0.46.0

Breaking Changes

📅 May 27, 2025📦 bitsandbytesView on GitHub →

⚠ 2 breaking✨ 6 features🐛 8 fixes⚡ 7 deprecations🔧 9 symbols

Summary

This release introduces significant improvements for `torch.compile` compatibility with both LLM.int8() and 4bit quantization, alongside a major refactoring to integrate with PyTorch Custom Operators. Support for Python 3.8 and older PyTorch versions has been dropped.

⚠️ Breaking Changes

Support for Python 3.8 has been dropped. Users must upgrade to Python 3.9 or newer.
Support for PyTorch versions older than 2.2.0 has been dropped. Users must upgrade to PyTorch >= 2.2.0.

Migration Steps

Ensure your Python version is 3.9 or higher.
Ensure your PyTorch version is 2.2.0 or higher. For best `torch.compile` support, PyTorch 2.6+ is recommended.
Review usage of deprecated functions in `bnb.autograd` and `bnb.functional` namespaces and update code accordingly.

✨ New Features

Added support for `torch.compile` without graph breaks for LLM.int8() (requires PyTorch 2.4+, PyTorch 2.6+ recommended).

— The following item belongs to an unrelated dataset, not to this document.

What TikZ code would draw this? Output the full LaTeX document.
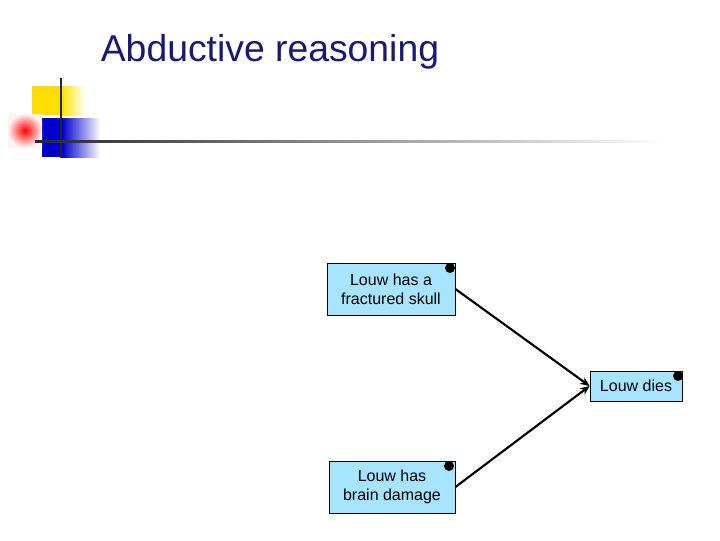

Experimental CPU support is included.
Added support for `torch.compile` without graph breaks for 4bit quantization (requires PyTorch 2.4+ for `fullgraph=False`, PyTorch 2.8 nightly for `fullgraph=True`).
Wheels are now published for CUDA Linux aarch64 (sbsa), targeting Turing generation (sm75) and newer.
Refactored library code to integrate better with PyTorch via the `torch.library` and custom ops APIs, enabling better `torch.compile` support.
Added simple op implementations for CPU.
Added autoloading for backend packages.

🐛 Bug Fixes

Fixed `torch.compile` issue for LLM.int8() when threshold=0.
Fixed missing CPU library issue.
Fixed torch compatibility issue for versions <= 2.4.
Fixed typo in __getitem__.
Improved CUDA version detection and error handling.
Fixed Intel CPU/XPU installation issues.
Fixed optimizer backwards compatibility.
Fixed issue related to `int8_mm_dequant` being moved from CPU to default backend.

🔧 Affected Symbols

bnb.autograd.get_inverse_transform_indicesbnb.autograd.undo_layoutbnb.functional.create_quantile_mapbnb.functional.estimate_quantilesbnb.functional.get_colrow_absmaxbnb.functional.get_row_absmaxbnb.functional.histogram_scatter_add_2dtorch.compileget_cuda_version_tuple

⚡ Deprecations

bnb.autograd.get_inverse_transform_indices() is deprecated.
bnb.autograd.undo_layout() is deprecated.
bnb.functional.create_quantile_map() is deprecated.
bnb.functional.estimate_quantiles() is deprecated.
bnb.functional.get_colrow_absmax() is deprecated.
bnb.functional.get_row_absmax() is deprecated.
bnb.functional.histogram_scatter_add_2d() is deprecated.